BLACKWELLWell, that's the problem. I mean, Chris keep saying it's a privilege to be in the public sector versus the private sector. But the point here is that we have had a 35-year decline of living standards in this country, and that includes both wages, job security, but also the security of retirement.
REHMHow much job security do teachers actually have?
BLACKWELLI think there's more security because there's a -- you know, public laws in most states and at the federal level. You can't hire and fire people at will as you can in most private employers, but that's not necessarily a good thing.
REHMRon Blackwell. He is chief economist for the AFL-CIO. And you're listening to "The Diane Rehm Show." Let's go now to Las Vegas, Nev. Good morning, James.
JAMESGood morning. 5 USC 7101, Congress has already declared that the right employees to organize, bargain collectively and participate through labor organizations safeguards the public interest, contributes to the effective conduct of public business and facilitates and encourages amicable settlements agreements. And then, point two, eliminating collective bargaining doesn't balance any budget. And the third point is the elimination of collective bargaining is essentially a permanent solution to what is a short-term problem. A short-term deficit problem can be predicted in the short term, but you don't need this long-term solution to fix it.
EDWARDSI don't know what code section he was referring to there. But, you know, in the private sector, collective bargaining goes back to the 1935 Wagner Act. But public sector workers were not included in the collective bargaining law of 1935. As Gov. Daniels pointed out, Franklin Delano Roosevelt did not believe in unions in the public sector. And the general understanding, up until the '60s, is that there should be no unions in the public sector because it gives a privileged position to insiders in the government.
REHMHow do you respond?
BLACKWELLI've already said that I believe it's a fundamental human right. Whether or not it's recognized in the law, whether or not Franklin Delano Roosevelt supported it in the 1930s, it was a victory of the Civil Rights Movement, interestingly, and the labor movement in the 1960s. And it started in Wisconsin, which makes it so ironic. It's in Wisconsin that the challenge to the fundamental human rights of working people of Wisconsin is taking place there.
REHMAnd we have an e-mail from Barry in Wisconsin who says, "The unions were not the ones who gambled pension funds on Wall Street..."
REHM"...or gave tax breaks to the top 2 percent of corporations.

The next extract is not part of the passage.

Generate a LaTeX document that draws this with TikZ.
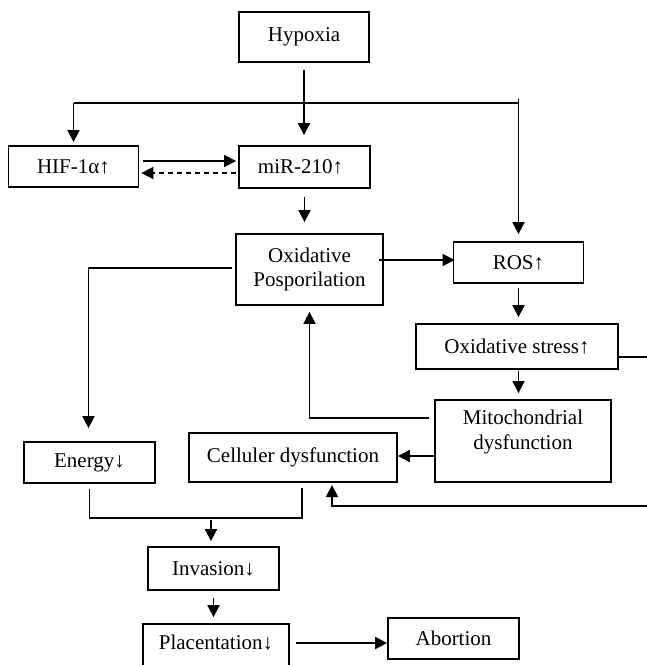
\documentclass[tikz,border=0pt]{standalone}
\usepackage{fontspec}
\setmainfont{Liberation Serif}
\usetikzlibrary{arrows.meta,calc}
\begin{document}
\begin{tikzpicture}[x=1pt,y=-1pt,
  box/.style={draw, line width=1.8pt, inner sep=0pt, align=center, font=\fontsize{21}{24}\selectfont},
  txt/.style={inner sep=0pt, align=center, font=\fontsize{21}{25}\selectfont},
  line/.style={line width=1.8pt},
  arr/.style={line width=1.8pt, -{Triangle[length=12pt,width=12pt]}}]
\useasboundingbox[fill=white] (0,0) rectangle (647,665);

% nodes
\node[box, minimum width=130pt, minimum height=50pt] (hyp) at (304,37) {Hypoxia};
\node[box, minimum width=130pt, minimum height=41pt] (hif) at (73.5,166.5) {HIF-1α↑};
\node[box, minimum width=131pt, minimum height=42pt] (mir) at (304.5,167) {miR-210↑\hspace*{8pt}};
\node[box, minimum width=147pt, minimum height=71pt] (oxp) at (309.5,269.5) {Oxidative\\Posporilation};
\node[box, minimum width=130pt, minimum height=41pt] (ros) at (518.5,262.5) {ROS↑};
\node[box, minimum width=202pt, minimum height=45pt] (oxs) at (517,346.5) {Oxidative stress↑};
\node[box, minimum width=176pt, minimum height=82pt] (mito) at (523,441) {};
\node[txt] (mitot) at (523,432) {Mitochondrial\\dysfunction};
\node[box, minimum width=208pt, minimum height=49pt] (cel) at (293,457.5) {Celluler dysfunction};
\node[box, minimum width=131pt, minimum height=41pt] (ene) at (89.5,462.5) {Energy↓};
\node[box, minimum width=131pt, minimum height=43pt] (inv) at (213.5,568.5) {Invasion↓};
\node[box, minimum width=146pt, minimum height=50pt] (pla) at (216,649) {};
\node[txt] (plat) at (216,643) {Placentation↓};
\node[box, minimum width=131pt, minimum height=41pt] (abo) at (453.5,638.5) {Abortion};

% branching from Hypoxia
\coordinate (jl) at (73.5,103);
\coordinate (jr) at (518.5,103);
\coordinate (jrt) at (518.5,99);
\draw[arr, shorten <=7pt, shorten >=10pt] (hyp.south) -- (hyp.south |- mir.north);
\draw[line] (jl) -- (jr);
\draw[arr, shorten >=3pt] (jl) -- (hif.north);
\draw[arr, shorten >=7pt] (jrt) -- (ros.north);

% HIF <-> miR
\draw[arr] ($(hif.east)+(4,-5.5)$) -- ($(mir.west)+(-2,-6)$);
\draw[arr, dashed, dash pattern=on 5pt off 4pt] ($(mir.west)+(-2,6)$) -- ($(hif.east)+(2,6.5)$);

% miR -> Oxidative phosphorylation
\draw[arr] ($(mir.south)+(0,8)$) -- ($(mir.south |- oxp.north)+(0,-11)$);

% Oxidative -> ROS
\draw[arr] ($(oxp.east)+(-5,-9.5)$) -- ($(ros.west)+(2,-2.5)$);

% Oxidative -> Energy
\draw[arr] ($(oxp.west)+(-3,-1.5)$) -| ($(ene.north)+(-1,-13)$);

% ROS -> Oxidative stress -> Mito
\draw[arr] ($(ros.south)+(0,4)$) -- ($(ros.south |- oxs.north)+(0,-6)$);
\draw[arr] ($(ros.south |- oxs.south)+(0,1)$) -- ($(ros.south |- mito.north)+(0,-6)$);

% Oxidative stress -> Celluler dysfunction (around the right edge)
\draw[arr] ($(oxs.east)+(0,10.5)$) -- (660,357) -- (660,506) -- (332,506) -- (332,485);

% Mito -> Oxidative phosphorylation
\draw[arr] ($(mito.west)+(-5,-23)$) -| ($(oxp.south)+(0,6)$);

% Mito -> Celluler
\draw[arr] ($(mito.west)+(0,15)$) -- ($(cel.east)+(0,-1.5)$);

% Energy + Celluler -> Invasion
\draw[line] ($(ene.south)+(0,5)$) |- ($(cel.south)+(9,35)$) -- ($(cel.south)+(9,5)$);
\draw[arr] ($(inv.north)+(-2.5,-26)$) -- ($(inv.north)+(-2.5,-5)$);

% Invasion -> Placentation -> Abortion
\draw[arr] ($(inv.south)+(0,7)$) -- ($(inv.south |- pla.north)+(0,-6)$);
\draw[arr] ($(pla.east |- abo.west)+(6,4.5)$) -- ($(abo.west)+(0,4.5)$);
\end{tikzpicture}
\end{document}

Those who destroyed the economy have the wealth to fix it within increased taxes, but they frame the deficits as if spending is entirely to blame." Chris.
EDWARDSWell, if you look at total state local budgets, a decade ago, state and local governments spent about 14 percent of GDP. Today, they spend 15 percent of GDP, a little more despite two recessions. I agree that state and local management is -- has been often to blame with the pension funding problems. CalPERS in California, for example, has been very irresponsible in how they've managed pension funds, so it's not just the unions' fault.
REHMAnd, Ron, last word.
BLACKWELLListen, there's three dimensions to this thing. One is the collective bargaining issue. That's just money. We can solve that. We've already promised we would. The other is the fundamental challenge on the rights of workers to organize and bargain collectively. That's an existential fight, and it will go on a long time and be very bitter. And the third thing, which I think is most important here, is politics.
REHMRon Blackwell, chief economist for the AFL-CIO. Chris Edwards, director of tax policies for KATO Institute. Thank you both so much.
BLACKWELLThank you, Diane.
REHMAnd thanks for listening, all. I'm Diane Rehm.